Which is what the business community has been arguing - - for years - - and recently.

A revised service map does not address critics' concerns about Waukesha's need for the diversion and rejection of potential water source alternatives, nor does the map fully address critics' questions about using the Root River through the downstream City of Racine in another county as Waukesha's new discharge route for treated waste water. 


It was clear since 2010 that the expanded service territory and its sprawl opportunities were going to be problems once the application made its way to the other states and provinces for analysis and a decision, but Waukesha and the DNR forged ahead and kept this obviously controversial portion in an already-controversial, precedent-setting diversion application.

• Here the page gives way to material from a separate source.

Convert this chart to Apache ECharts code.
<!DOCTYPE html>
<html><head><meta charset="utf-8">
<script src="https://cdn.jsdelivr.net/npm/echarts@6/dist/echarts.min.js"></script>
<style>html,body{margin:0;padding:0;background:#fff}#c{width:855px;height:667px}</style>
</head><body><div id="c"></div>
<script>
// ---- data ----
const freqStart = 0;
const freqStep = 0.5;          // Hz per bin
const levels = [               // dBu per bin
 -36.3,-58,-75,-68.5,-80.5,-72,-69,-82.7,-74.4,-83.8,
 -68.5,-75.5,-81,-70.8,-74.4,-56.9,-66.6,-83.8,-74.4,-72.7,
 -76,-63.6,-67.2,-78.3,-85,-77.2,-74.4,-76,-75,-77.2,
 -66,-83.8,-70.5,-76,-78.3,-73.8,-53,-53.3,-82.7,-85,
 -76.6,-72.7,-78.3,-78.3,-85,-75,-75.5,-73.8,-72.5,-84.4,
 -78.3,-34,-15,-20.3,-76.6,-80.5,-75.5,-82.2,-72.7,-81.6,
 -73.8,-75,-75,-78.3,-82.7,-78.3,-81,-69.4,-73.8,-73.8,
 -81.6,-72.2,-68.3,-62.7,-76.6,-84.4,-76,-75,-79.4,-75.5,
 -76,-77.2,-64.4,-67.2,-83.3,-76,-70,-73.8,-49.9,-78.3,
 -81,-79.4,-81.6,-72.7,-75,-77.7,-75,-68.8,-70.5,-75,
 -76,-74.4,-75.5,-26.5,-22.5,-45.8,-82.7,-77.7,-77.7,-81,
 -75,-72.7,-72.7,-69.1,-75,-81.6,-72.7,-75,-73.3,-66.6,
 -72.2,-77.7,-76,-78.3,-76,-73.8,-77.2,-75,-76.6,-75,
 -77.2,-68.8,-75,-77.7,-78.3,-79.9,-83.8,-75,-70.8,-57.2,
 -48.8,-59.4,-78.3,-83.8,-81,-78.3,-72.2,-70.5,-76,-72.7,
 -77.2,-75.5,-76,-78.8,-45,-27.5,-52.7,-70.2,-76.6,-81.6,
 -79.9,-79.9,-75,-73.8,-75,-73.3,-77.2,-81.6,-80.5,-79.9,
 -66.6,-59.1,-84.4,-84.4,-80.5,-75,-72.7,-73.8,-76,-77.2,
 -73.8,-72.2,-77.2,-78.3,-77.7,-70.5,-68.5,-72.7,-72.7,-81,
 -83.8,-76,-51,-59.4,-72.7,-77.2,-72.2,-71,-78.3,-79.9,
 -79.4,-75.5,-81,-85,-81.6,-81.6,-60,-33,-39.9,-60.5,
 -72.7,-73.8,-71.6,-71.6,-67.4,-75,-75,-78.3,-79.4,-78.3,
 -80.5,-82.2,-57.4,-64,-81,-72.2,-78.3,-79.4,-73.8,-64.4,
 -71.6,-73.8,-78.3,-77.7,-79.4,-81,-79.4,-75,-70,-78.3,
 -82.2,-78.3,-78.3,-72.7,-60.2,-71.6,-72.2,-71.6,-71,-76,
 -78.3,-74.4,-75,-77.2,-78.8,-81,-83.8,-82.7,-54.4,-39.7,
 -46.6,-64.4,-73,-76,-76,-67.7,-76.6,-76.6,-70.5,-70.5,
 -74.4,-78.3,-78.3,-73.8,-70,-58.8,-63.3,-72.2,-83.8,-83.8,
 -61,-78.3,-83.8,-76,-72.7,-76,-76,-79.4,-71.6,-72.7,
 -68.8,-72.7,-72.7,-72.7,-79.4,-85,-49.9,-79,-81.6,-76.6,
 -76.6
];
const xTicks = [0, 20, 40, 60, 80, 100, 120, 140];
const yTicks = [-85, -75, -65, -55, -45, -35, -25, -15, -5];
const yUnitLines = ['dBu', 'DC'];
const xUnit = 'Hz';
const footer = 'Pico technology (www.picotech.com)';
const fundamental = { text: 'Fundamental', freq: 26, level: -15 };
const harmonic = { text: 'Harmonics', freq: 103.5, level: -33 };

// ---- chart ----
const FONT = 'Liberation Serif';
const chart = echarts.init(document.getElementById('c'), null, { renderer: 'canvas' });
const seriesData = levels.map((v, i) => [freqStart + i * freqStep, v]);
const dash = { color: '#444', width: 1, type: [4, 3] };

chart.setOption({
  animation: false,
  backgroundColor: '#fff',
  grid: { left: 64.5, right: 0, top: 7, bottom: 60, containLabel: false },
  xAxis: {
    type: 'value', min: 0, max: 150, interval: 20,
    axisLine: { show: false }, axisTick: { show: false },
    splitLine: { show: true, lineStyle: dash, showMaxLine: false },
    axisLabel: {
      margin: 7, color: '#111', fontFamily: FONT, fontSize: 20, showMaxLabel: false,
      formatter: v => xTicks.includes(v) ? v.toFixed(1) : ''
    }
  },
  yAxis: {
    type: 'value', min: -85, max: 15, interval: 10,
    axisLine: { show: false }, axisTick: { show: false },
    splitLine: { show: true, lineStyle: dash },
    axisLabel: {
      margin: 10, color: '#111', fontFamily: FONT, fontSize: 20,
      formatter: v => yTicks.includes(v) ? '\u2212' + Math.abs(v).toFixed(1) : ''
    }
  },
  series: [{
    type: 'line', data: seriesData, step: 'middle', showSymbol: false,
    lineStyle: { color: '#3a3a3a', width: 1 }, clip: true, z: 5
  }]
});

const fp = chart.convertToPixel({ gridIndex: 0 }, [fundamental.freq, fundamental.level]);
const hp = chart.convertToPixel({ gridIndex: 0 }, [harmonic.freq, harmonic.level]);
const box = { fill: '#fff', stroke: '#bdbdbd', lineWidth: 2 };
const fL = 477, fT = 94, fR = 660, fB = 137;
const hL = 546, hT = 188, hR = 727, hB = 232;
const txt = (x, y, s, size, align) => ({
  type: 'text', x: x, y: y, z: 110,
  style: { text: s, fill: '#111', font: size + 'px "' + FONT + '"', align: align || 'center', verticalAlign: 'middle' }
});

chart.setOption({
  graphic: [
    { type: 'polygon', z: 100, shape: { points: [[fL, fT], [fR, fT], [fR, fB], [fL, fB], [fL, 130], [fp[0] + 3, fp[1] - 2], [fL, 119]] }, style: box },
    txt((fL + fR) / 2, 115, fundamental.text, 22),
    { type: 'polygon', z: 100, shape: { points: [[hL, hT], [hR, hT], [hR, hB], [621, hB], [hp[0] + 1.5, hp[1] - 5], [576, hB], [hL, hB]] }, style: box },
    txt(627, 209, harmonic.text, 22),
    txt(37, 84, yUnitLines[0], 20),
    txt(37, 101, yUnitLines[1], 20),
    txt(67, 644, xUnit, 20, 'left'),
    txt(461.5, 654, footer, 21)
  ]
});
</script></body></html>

Contrast the now-shrinking proposed service territory to what was declared as an iron-clad, non-negotiable extended service territory laid out several years ago by Wisconsin Department of Natural Resources Secretary and chamber of commerce water-carrier and mouthpiece Cathy Stepp when she said that any potential water supplier of Lake Michigan water to Waukesha was required by state law to supply the entire expanded service territory.

Period:
The state Department of Natural Resources will require any municipality, including Milwaukee, selling Lake Michigan water to the City of Waukesha to supply its entire future water service area and not just the city, Natural Resources Secretary Cathy Stepp said Thursday in a letter to Milwaukee Mayor Tom Barrett and Common Council President Willie Hines.
You have to wonder if Waukesha and the DNR are willing to back the new map before the Great Lakes governors vote in a few weeks on whether to approve Waukesha's application - - a unanimous vote of the governors is required for implementation - - or will Waukesha and the DNR try and negotiate further for a larger service territory, or go to court over the revision and basically put the entire US/Canadian Great Lakes protective Compact at risk?

Final questions:

If Waukesha and the DNR accept the revised map and reduced water ask, how much of the original plan was credible, how much was overreach and how much of the remainder is justifiable?

2 comments:

Anonymous said...

Since the political faction behind this Great Lakes water coup is also the proponents of putting feces and urine in other people's drinking water, wouldn't it make more sense to just ship the manure lagoons to Waukesha for their water use?

Two problems solved!

Anonymous said...

"If Waukesha and the DNR accept the revised map and reduced water ask, how much of the original plan was credible, how much was overreach and how much of the remainder is justifiable?"

And what authority and input does SEWRPC have on the new proposed service area? I thought Waukehs had claimed that SEWRPC was the legal authority under state statutes to define water/sewer service areas?

Let's hear from Bill McClenahan before he's cut from Waukesha's contractors payroll.